変わったと言っても、別に予備校に行くわけでもなし、学校の先生の授業を一生懸命に聞くわけでもありません。ただ、前から持っていた受験参考書を、ひたすら学ぶだけ。(授業中も、授業を聞かずに、その参考書の目標ページだけを覚えようと頑張りました。)努力の量は、以前と変わりません。学習時間は12時間。





変わったのは、「受験勉強することの価値」が分かったという事と、その事での学ぶことへのどん欲な意欲と、それによる集中力。ただそれだけが変わっただけ。

教えてくれる先生も、学習する方法も、努力の時間も変わらないのに、1年間で30近くは偏差値が上がりました。





人の能力は無限大です。しかし現実には有能な人と無能な人が存在する。違いは、「学ぶ意義」「学ぶことの価値」や「学ぶ対象の興味深さ、面白さ、楽しさ」を気づきを得ているかどうかだと考えます。「BEFOREつかこうへい」と「AFTERつかこうへい」の私の違いのようなもの。





今、ほとんどの仕事において、自分の能力アップをしようと思えば、「学ぶことができる環境」は存在します。

インターネットもあれば、本もある。セミナーもいろんなところでやっています。月に給料の2割も出す覚悟さえできれば、学べないことは何もないという世の中です。その気になれば、いくらでも学べる世の中なのです。

学習の効果性、効率は、「学ぶ意義」「学ぶことの価値」や「学ぶ対象の興味深さ、面白さ、楽しさ」の気づき。
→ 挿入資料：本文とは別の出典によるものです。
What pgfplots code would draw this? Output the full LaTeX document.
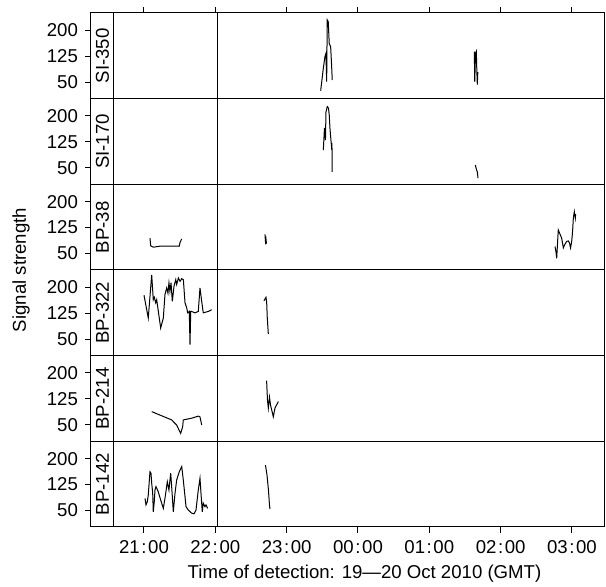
\documentclass[border=0pt]{standalone}
\usepackage{fontspec}
\setmainfont{Liberation Sans}
\usepackage{pgfplots}
\pgfplotsset{compat=1.18}

\newcommand{\lbl}{\fontsize{9.3}{11}\selectfont}
\newcommand{\hm}[1]{#1\hspace{0.8pt}:\hspace{0.8pt}00}
\newcommand{\panelextras}[1]{%
  \draw[line width=0.5pt] (axis cs:20.579,2) -- (axis cs:20.579,250);
  \draw[line width=0.5pt] (axis cs:22.037,2) -- (axis cs:22.037,250);
  \node[rotate=90,font=\lbl,inner sep=0pt] at (axis cs:20.418,126) {#1};}

\pgfplotsset{
  panel/.style={
    at={(45.5pt,-#1pt)}, anchor=north west,
    scale only axis, width=257pt, height=42.833pt,
    xmin=20.257, xmax=27.463, ymin=2, ymax=250,
    ytick={50,125,200}, xtick={21,22,...,27},
    ytick pos=left, tick align=outside, major tick length=3pt,
    axis line style={line width=0.5pt},
    every tick/.style={black,line width=0.5pt},
    tick label style={font=\lbl},
    /pgf/number format/assume math mode=true,
    yticklabel style={anchor=east},
  },
  trace/.style={black, line width=0.5pt, mark=none},
}

\begin{document}
\begin{tikzpicture}
\useasboundingbox (0,0) rectangle (303pt,-293.5pt);

% SI-350
\begin{axis}[panel=6.5, xtick pos=right, xticklabels={}]
\addplot[trace] coordinates {(23.477,25) (23.514,90) (23.537,124) (23.551,133) (23.561,51) (23.569,230) (23.583,225) (23.597,162) (23.617,152) (23.631,95) (23.639,56)};
\addplot[trace] coordinates {(25.631,138) (25.637,51) (25.648,134) (25.659,139) (25.666,85) (25.673,43) (25.680,79)};
\panelextras{SI-350}
\end{axis}

% SI-170
\begin{axis}[panel=49.333, xtick=\empty]
\addplot[trace] coordinates {(23.514,101) (23.530,165) (23.544,130) (23.551,211) (23.569,227) (23.586,223) (23.597,203) (23.607,165) (23.617,139) (23.628,113) (23.635,122) (23.639,38)};
\addplot[trace] coordinates {(25.645,58) (25.662,44) (25.673,38) (25.683,20)};
\panelextras{SI-170}
\end{axis}

% BP-38
\begin{axis}[panel=92.167, xtick=\empty]
\addplot[trace] coordinates {(21.084,94) (21.094,72) (21.130,68) (21.224,71) (21.495,71) (21.505,82) (21.529,92)};
\addplot[trace] coordinates {(22.696,105) (22.703,85) (22.710,92) (22.717,78)};
\addplot[trace] coordinates {(26.762,70) (26.776,54) (26.786,36) (26.808,118) (26.832,106) (26.856,94) (26.879,66) (26.895,74) (26.926,85) (26.949,86) (26.966,80) (26.980,66) (26.996,84) (27.010,118) (27.019,152) (27.033,171) (27.047,152) (27.052,164)};
\panelextras{BP-38}
\end{axis}

% BP-322
\begin{axis}[panel=135, xtick=\empty]
\addplot[trace] coordinates {(21.000,177) (21.060,111) (21.108,236) (21.130,164) (21.144,171) (21.164,155) (21.178,164) (21.234,82) (21.271,111) (21.294,179) (21.318,198) (21.336,183) (21.350,213) (21.364,188) (21.379,213) (21.397,159) (21.421,203) (21.445,222) (21.458,208) (21.482,227) (21.505,217) (21.529,225) (21.552,222) (21.575,155) (21.599,140) (21.613,126) (21.635,130) (21.645,34) (21.655,130) (21.668,130) (21.715,126) (21.761,130) (21.785,198) (21.809,159) (21.831,126) (21.901,130) (21.949,135)};
\addplot[trace] coordinates {(22.682,161) (22.710,171) (22.720,156) (22.728,113) (22.743,65)};
\panelextras{BP-322}
\end{axis}

% BP-214
\begin{axis}[panel=177.833, xtick=\empty]
\addplot[trace] coordinates {(21.108,88) (21.224,78) (21.388,64) (21.458,49) (21.514,25) (21.542,44) (21.551,64) (21.669,69) (21.761,75) (21.785,73) (21.809,49)};
\addplot[trace] coordinates {(22.719,178) (22.731,122) (22.743,98) (22.759,130) (22.774,107) (22.813,73) (22.837,99) (22.884,117)};
\panelextras{BP-214}
\end{axis}

% BP-142
\begin{axis}[panel=220.667, xtick pos=left,
  xticklabels={\hm{21},\hm{22},\hm{23},\hm{00},\hm{01},\hm{02},\hm{03}}]
\addplot[trace] coordinates {(21.014,85) (21.028,66) (21.046,75) (21.060,95) (21.084,162) (21.098,158) (21.108,129) (21.122,100) (21.130,46) (21.144,75) (21.154,109) (21.168,119) (21.200,104) (21.234,80) (21.271,56) (21.294,85) (21.327,133) (21.350,109) (21.374,158) (21.388,119) (21.411,46) (21.435,100) (21.458,138) (21.495,162) (21.529,177) (21.551,138) (21.575,90) (21.589,61) (21.621,51) (21.669,42) (21.701,40) (21.729,51) (21.761,109) (21.785,143) (21.799,100) (21.817,46) (21.831,71) (21.855,61) (21.869,66) (21.893,56)};
\addplot[trace] coordinates {(22.703,181) (22.724,153) (22.745,109) (22.759,66) (22.766,54)};
\panelextras{BP-142}
\end{axis}

\node[rotate=90,font=\lbl] at (10.5pt,-135pt) {Signal strength};
\node[font=\lbl,anchor=base] at (182.25pt,-289.5pt) {Time of detection: 19—20 Oct 2010 (GMT)};
\end{tikzpicture}
\end{document}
その気づきによる、学ぶことへの情熱次第。

社員研修も含めて、企業における教育する側が意識すべきことは、この1点のみでいい。





もちろん、一つの話をすれば、「学ぶ意義」「学ぶことの価値」や「学ぶ対象の興味深さ、面白さ、楽しさ」を気づいてくれるかどうかは分かりません。人により、ビビッとする部分は異なります。

私は「つかこうへいさんの話」がビビッときて、受験勉強の価値に気づきを得ることができたのですが、全ての受験生がその話しでビビッとくるワケではありません。私はたまたま、つかさんの話がビビットきただけです。





教えられる側が何にビビットくるかは、正直、分かりません。根気よく、様々な角度から「学ぶ意義」「学ぶことの価値」や「学ぶ対象の興味深さ、面白さ、楽しさ」について、根気強く、撒き餌を丁寧に蒔いていく必要があります。そして、その餌に飛びつき、興味を持った瞬間、更にその興味を刺激する。

後は、どんなにいいテキストや、正しい事を知っている先生がいても、そんなに大差は生まれない。その気になった人は、自ら解決策は探してくる。(ドンドン優秀な人材輩出する上司は何を教えているのか?自ら学ぶ習慣をつけてもらう為の5つのポイント





私は、つかこうへいさんから得た気づきで、この事を学ばせて頂きました。



恩人の死は、私たちにいろんな事を考えさせてくれます。

成功したか、成功していないかは、どれだけ金を稼げたか?資産を稼げたか?ではない。どれだけ残された人に影響を与えているのか?どれだけ人の人生に、気づきを与えることができたのか?ではないでしょうか。





そのような意味でも、つかこうへいさんは、まさに成功者としての人生を終えられたのではないかと思います。ご冥福をお祈りいたします。